In a letter drafted by MFU’s Antimonopoly Director Justin Stofferahn and signed by a coalition of organizations, we lay out the case for action on competition using some powerful data:
“The increased concentration of economic power touches nearly every aspect of our economy. Between 1997 and 2012 approximately 75 percent of industries became more consolidated, while the US economy grew 50 percent more concentrated since 2005. At the current rate of consolidation, it is estimated that the US will have just one company by 2070.
“The growing power of corporate monopolies harms Minnesotans, as giant firms use their power to raise prices, lower wages, offshore jobs, hurt smaller businesses, and influence public policy and politics. The average American’s wages are 20% lower because of monopoly power. Corporate profits and the lack of competition are responsible for nearly half of recent increases in inflation. While people are making less and paying more, the number of small businesses has declined and family farmers are making less than they ever have.”
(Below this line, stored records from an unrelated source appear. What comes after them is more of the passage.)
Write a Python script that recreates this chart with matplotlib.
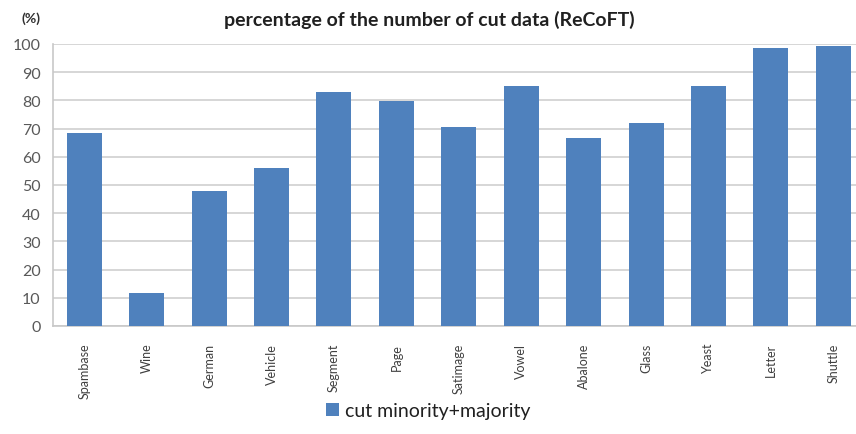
import matplotlib
matplotlib.use("Agg")
import matplotlib.pyplot as plt
import numpy as np

plt.rcParams['font.family'] = ['Lato', 'DejaVu Sans']

categories = ["Spambase", "Wine", "German", "Vehicle", "Segment", "Page", "Satimage",
              "Vowel", "Abalone", "Glass", "Yeast", "Letter", "Shuttle"]
values = [68.4, 11.7, 47.8, 56.0, 83.1, 79.9, 70.6, 85.0, 66.8, 71.9, 85.0, 98.6, 99.4]
yticks = [0, 10, 20, 30, 40, 50, 60, 70, 80, 90, 100]
series_name = "cut minority+majority"
title = "percentage of the number of cut data (ReCoFT)"

fig = plt.figure(figsize=(8.56, 4.35), dpi=100)
ax = fig.add_axes([0.062, 0.2483, 0.948, 0.6483])

x = np.arange(len(categories))
ax.bar(x, values, width=0.56, color="#4F81BD", label=series_name, zorder=3)

ax.set_xlim(-0.5, len(categories) - 0.5)
ax.set_ylim(0, 100)
ax.set_yticks(yticks)
ax.set_yticklabels([str(t) for t in yticks], fontsize=11.5, color="#595959")
ax.set_xticks(x)
ax.set_xticklabels(categories, rotation=90, fontsize=9, color="#404040")
ax.tick_params(axis="y", length=0, pad=9)
ax.tick_params(axis="x", length=0, pad=12)

ax.grid(axis="y", color="#D0D0D0", linewidth=1.2, zorder=0)
for side in ("right", "top"):
    ax.spines[side].set_visible(False)
for side in ("left", "bottom"):
    ax.spines[side].set_color("#C8C8C8")
    ax.spines[side].set_linewidth(1.2)

fig.text(0.502, 0.955, title, ha="center", va="center", fontsize=14,
         fontweight="bold", color="#202020")
fig.text(0.036, 0.958, "(%)", ha="center", va="center", fontsize=10,
         fontweight="bold", color="#303030")

fig.legend(loc="center", bbox_to_anchor=(0.5, 0.053), frameon=False,
           fontsize=14, handlelength=0.7, handleheight=0.7, handletextpad=0.3,
           labelcolor="#202020")

fig.savefig("out.png", dpi=100)
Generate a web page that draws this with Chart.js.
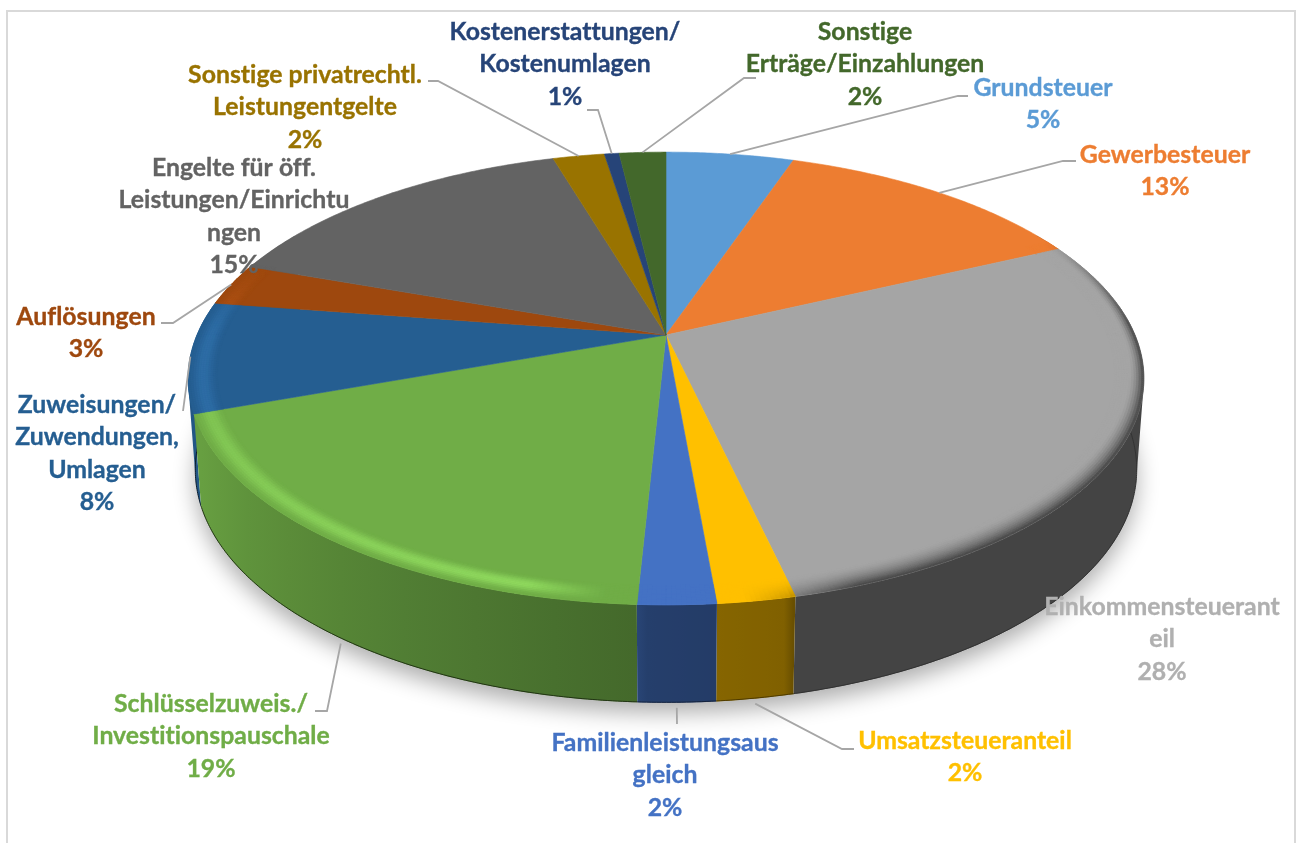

Climate and working lands action
Late last night, the Senate Finance Committee approved Chair Foung Hawj’s, DFL-St. Paul, omnibus environment and natural resources package, which includes significant funding for soil health programs run through the Board of Water and Soil Resources (BWSR). Chair Nick Frentz, DFL-Mankato, secured an additional $9 million for the new green fertilizer production incentive MFU has worked hard to establish this session. The now $21 million program would give grants to farmer-owned cooperatives to purchase equity in local ammonia production that uses hydrogen produced through electrolysis. This technology not only has the potential to dramatically reduce the carbon footprint of conventional fertilizer, but also shorten supply chains, create greater resilience, and provide farmers a more stable market for inputs.
Wertish will attend Walz’s State of the State address on April 19 and the Senate plans to vote on establishing a MNCare public option. There’s also an April 29 virtual meeting on the public buy-in option.